Michelle Becker, a real estate agent in the area, traces the problem back to the post-pandemic period, when many owners of older, lower-rent properties sold them off. Developers either demolished those homes to build luxury housing or renovated them and relisted them at much higher rents.
“That trend decreased the number of older single-family homes, duplexes, or even larger properties that were renting on the lower end of the market,” Becker said.
Even when rental inventory expanded in 2024, it offered little relief. Most new units were high-end, priced well beyond the reach of budget-conscious renters.
As rents climbed rapidly between late 2020 and early 2024, many Nashville residents were forced to leave the city entirely, moving to outlying communities or doubling up with family.
According to Becker, the rental landscape has fundamentally changed – and may not return to what it once was without targeted efforts to rebuild affordable housing.
Where Low-Income Renters Are Faring Better
Not every metro tells the same story.
Cleveland currently stands out as the most affordable large market for low-income renters. With a median rent of $1,257 in December, the city maintains the largest share of lower-priced rental options among the top 50 metros.
New York City, despite its reputation for sky-high rents, also delivered a surprise. While overall rents remain expensive, lower-priced units have fallen relative to the median since 2019.
That shift means budget renters now have more options than they did six years ago.
“NYC metro rents used to be more tightly packed, but they’ve spread out below the median a bit,” Berner explained. “The 25th percentile has fallen relative to the median.”
Other metros where affordability has improved at the lower end include Birmingham, Detroit, and Cincinnati.
The Bigger Picture

The takeaway is not that rents are universally high or universally falling. It’s who benefits that depends on where you sit in the market.
Higher-income renters are seeing the most relief, gaining flexibility and delaying home purchases.
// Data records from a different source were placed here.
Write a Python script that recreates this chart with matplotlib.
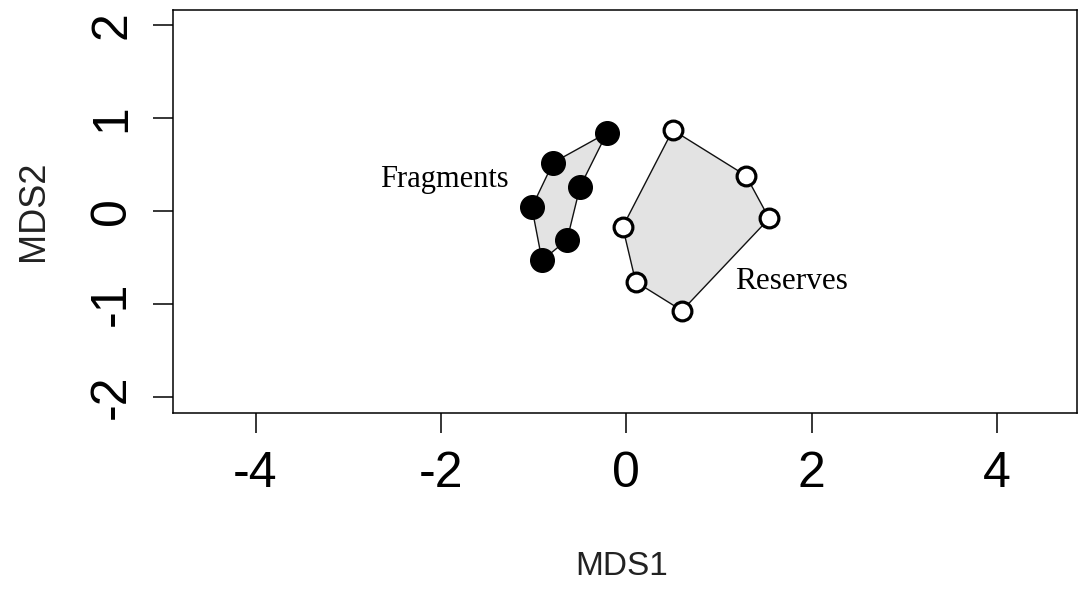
import numpy as np
import matplotlib.pyplot as plt
from matplotlib.patches import Polygon

# NMDS site scores
frag_x = [-0.21, -0.79, -0.50, -1.02, -0.64, -0.91]
frag_y = [0.84, 0.52, 0.26, 0.04, -0.31, -0.53]
res_x = [0.50, 1.29, 1.54, -0.04, 0.10, 0.60]
res_y = [0.87, 0.38, -0.08, -0.17, -0.76, -1.07]

x_ticks = [-4, -2, 0, 2, 4]
y_ticks = [-2, -1, 0, 1, 2]


def hull_order(xs, ys):
    # order points around their centre so the outline goes round them
    xs = np.asarray(xs)
    ys = np.asarray(ys)
    ang = np.arctan2(ys - ys.mean(), xs - xs.mean())
    idx = np.argsort(ang)
    return np.column_stack([xs[idx], ys[idx]])


fig = plt.figure(figsize=(10.78, 5.92), dpi=100)
ax = fig.add_axes([173 / 1078, (592 - 413) / 592, (1077 - 173) / 1078, (413 - 10) / 592])

for xs, ys in [(frag_x, frag_y), (res_x, res_y)]:
    ax.add_patch(Polygon(hull_order(xs, ys), closed=True, facecolor="#e3e3e3",
                         edgecolor="#111111", linewidth=1.0, zorder=1))

ax.plot(frag_x, frag_y, "o", color="black", markersize=17,
        markeredgewidth=1, zorder=3)
ax.plot(res_x, res_y, "o", markerfacecolor="white", markeredgecolor="black",
        markersize=13.5, markeredgewidth=2.3, zorder=3)

ax.text(-1.96, 0.26, "Fragments", family="Liberation Serif", fontsize=22,
        ha="center", va="baseline")
ax.text(1.78, -0.84, "Reserves", family="Liberation Serif", fontsize=22.5,
        ha="center", va="baseline")

ax.set_xlim(-4.89, 4.86)
ax.set_ylim(-2.17, 2.16)
ax.set_xticks(x_ticks)
ax.set_yticks(y_ticks)
ax.set_xticklabels([str(v) for v in x_ticks], family="Liberation Sans", fontsize=36)
ax.set_yticklabels([str(v) for v in y_ticks], family="Liberation Sans", fontsize=36)
ax.tick_params(axis="both", length=14.4, width=1.1, direction="out")
ax.tick_params(axis="x", pad=13)
ax.tick_params(axis="y", pad=20)
for lbl in ax.get_yticklabels():
    lbl.set(rotation=90, rotation_mode="anchor", ha="center", va="baseline")

for sp in ax.spines.values():
    sp.set_linewidth(1.1)

fig.text(622 / 1078, 1 - 575 / 592, "MDS1", family="Liberation Sans",
         fontsize=24, color="#222222", ha="center", va="baseline")
fig.text(43 / 1078, 1 - 211 / 592, "MDS2", family="Liberation Sans",
         fontsize=26, color="#222222", ha="center", va="baseline",
         rotation=90, rotation_mode="anchor")

fig.savefig("out.png", dpi=100)
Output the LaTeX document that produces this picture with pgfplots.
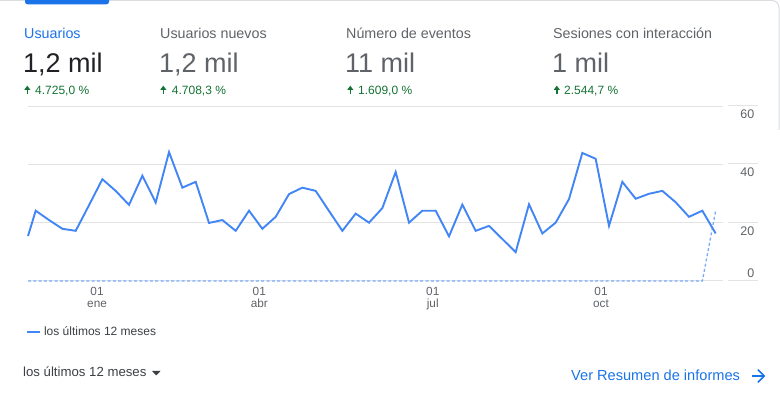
\documentclass[border=0pt]{standalone}
\usepackage{pgfplots}
\pgfplotsset{compat=1.18}
\usepackage{fontspec}
\setmainfont{Liberation Sans}
\definecolor{gblue}{HTML}{1A73E8}
\definecolor{lblue}{HTML}{4285F4}
\definecolor{dblue}{HTML}{7BAAF7}
\definecolor{ggreen}{HTML}{137333}
\definecolor{ggrey}{HTML}{5F6368}
\definecolor{gdark}{HTML}{3C4043}
\definecolor{gblack}{HTML}{202124}
\definecolor{gridc}{HTML}{E3E3E3}
\definecolor{border}{HTML}{DADCE0}
\newcommand\fs[1]{\fontsize{#1}{#1}\selectfont}
\begin{document}
\begin{tikzpicture}[x=1pt,y=1pt]
\useasboundingbox (0,0) rectangle (780,398);
% card border and tab
\draw[border, line width=1pt] (0,397.5) -- (772,397.5) arc (90:0:7) -- (779,268);
\fill[gblue, rounded corners=2.5pt] (25,404) rectangle (109,393.7);
% header texts
\node[anchor=base west, inner sep=0, text=gblue, font=\fs{14.3}] at (24,359.5) {Usuarios};
\node[anchor=base west, inner sep=0, text=ggrey, font=\fs{14.3}] at (160,359.5) {Usuarios nuevos};
\node[anchor=base west, inner sep=0, text=ggrey, font=\fs{14.3}] at (346,359.5) {Número de eventos};
\node[anchor=base west, inner sep=0, text=ggrey, font=\fs{14.3}] at (553,359.5) {Sesiones con interacción};
\node[anchor=base west, inner sep=0, text=gblack, font=\fs{27}] at (23,325.3) {1,2 mil};
\node[anchor=base west, inner sep=0, text=ggrey, font=\fs{27}] at (159,325.3) {1,2 mil};
\node[anchor=base west, inner sep=0, text=ggrey, font=\fs{27}] at (345,325.3) {11 mil};
\node[anchor=base west, inner sep=0, text=ggrey, font=\fs{27}] at (552,325.3) {1 mil};
\foreach \ax/\tx/\t in {27.3/35/{4.725,0 \%}, 163.3/171.7/{4.708,3 \%}, 350.3/358/{1.609,0 \%}, 556.8/564/{2.544,7 \%}}{
  \draw[ggreen, line width=1.5pt] (\ax,303.6) -- (\ax,309);
  \fill[ggreen] (\ax-3,308.2) -- (\ax+3,308.2) -- (\ax,312.3) -- cycle;
  \node[anchor=base west, inner sep=0, text=ggreen, font=\fs{12}] at (\tx,303) {\t};
}
% gridline stubs under the value labels
\foreach \yy in {117,175.5,234,292}{\draw[gridc, line width=1pt] (728.3,\yy) -- (757.7,\yy);}
\begin{axis}[
  at={(28pt,117pt)}, anchor=south west, scale only axis,
  width=695pt, height=175pt,
  xmin=-0.578, xmax=51.55, ymin=0, ymax=60,
  clip=false,
  /pgf/number format/assume math mode=true,
  axis line style={draw=none},
  ymajorgrids, grid style={gridc, line width=1pt},
  ytick={20,40,60},
  extra y ticks={0},
  extra y tick style={yticklabel style={anchor=south east}},
  ytick style={draw=none},
  yticklabel pos=right,
  yticklabel style={anchor=north east, xshift=35pt, inner sep=3.5pt, text=ggrey, font=\fs{12.5}},
  xtick={4.6,16.77,29.78,42.4},
  xticklabels={{01\\ene},{01\\abr},{01\\jul},{01\\oct}},
  xtick style={draw=none},
  xticklabel style={align=center, text=ggrey, font=\fontsize{11.8}{12}\selectfont, anchor=north, yshift=-3pt},
  extra x ticks={3.87,16.77,29.78,42.9},
  extra x tick labels={},
  extra x tick style={tick align=outside, major tick length=6pt, tick style={draw=gridc, line width=1pt}},
  legend style={at={(-0.003,-0.2914)}, anchor=west, draw=none, fill=none, inner sep=0pt,
    font=\fs{12}, text=gdark, nodes={inner sep=2.3pt}},
  legend image code/.code={\draw[lblue, line width=2.6pt] (0pt,0pt) -- (13pt,0pt);},
]
\addplot[dblue, line width=1.3pt, dash pattern=on 3pt off 2.3pt, forget plot] table {
x y
-0.578 0
50 0
51 24.1
};
\addplot[lblue, line width=1.9pt, line join=miter] table {
x y
-0.578 15.4
0 24.1
1 20.9
2 17.9
3 17.2
4 26.0
5 34.9
6 30.9
7 26.1
8 36.1
9 26.9
10 44.2
11 32.0
12 34.0
13 19.9
14 20.9
15 17.2
16 24.1
17 17.9
18 22.0
19 29.8
20 32.0
21 30.9
22 24.0
23 17.2
24 23.1
25 20.0
26 25.0
27 37.4
28 20.0
29 24.1
30 24.1
31 15.3
32 26.2
33 17.2
34 18.9
35 14.4
36 9.9
37 26.3
38 16.3
39 20.0
40 28.1
41 43.9
42 41.9
43 18.9
44 34.0
45 28.2
46 29.9
47 30.9
48 27.0
49 22.0
50 24.1
51 16.3
};
\addlegendentry{los últimos 12 meses}
\end{axis}
% footer
\node[anchor=base west, inner sep=0, text=gdark, font=\fs{13.2}] at (23,21.3) {los últimos 12 meses};
\fill[gdark] (152,27) -- (160.5,27) -- (156.25,22.7) -- cycle;
\node[anchor=base west, inner sep=0, text=gblue, font=\fs{14.6}] at (571,17) {Ver Resumen de informes};
\draw[gblue, line width=1.6pt] (752,22) -- (764,22);
\draw[gblue, line width=1.6pt] (758,28.3) -- (764.3,22) -- (758,15.7);
\end{tikzpicture}
\end{document}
Low-income renters, meanwhile, are grappling with higher prices, fewer choices, and shrinking margins for error.
As the rental market recalibrates after years of volatility, the data suggest one thing clearly: without deliberate efforts to preserve and rebuild affordable housing, rent declines alone will not solve the affordability crisis, and for millions of low-income households, relief may remain out of reach.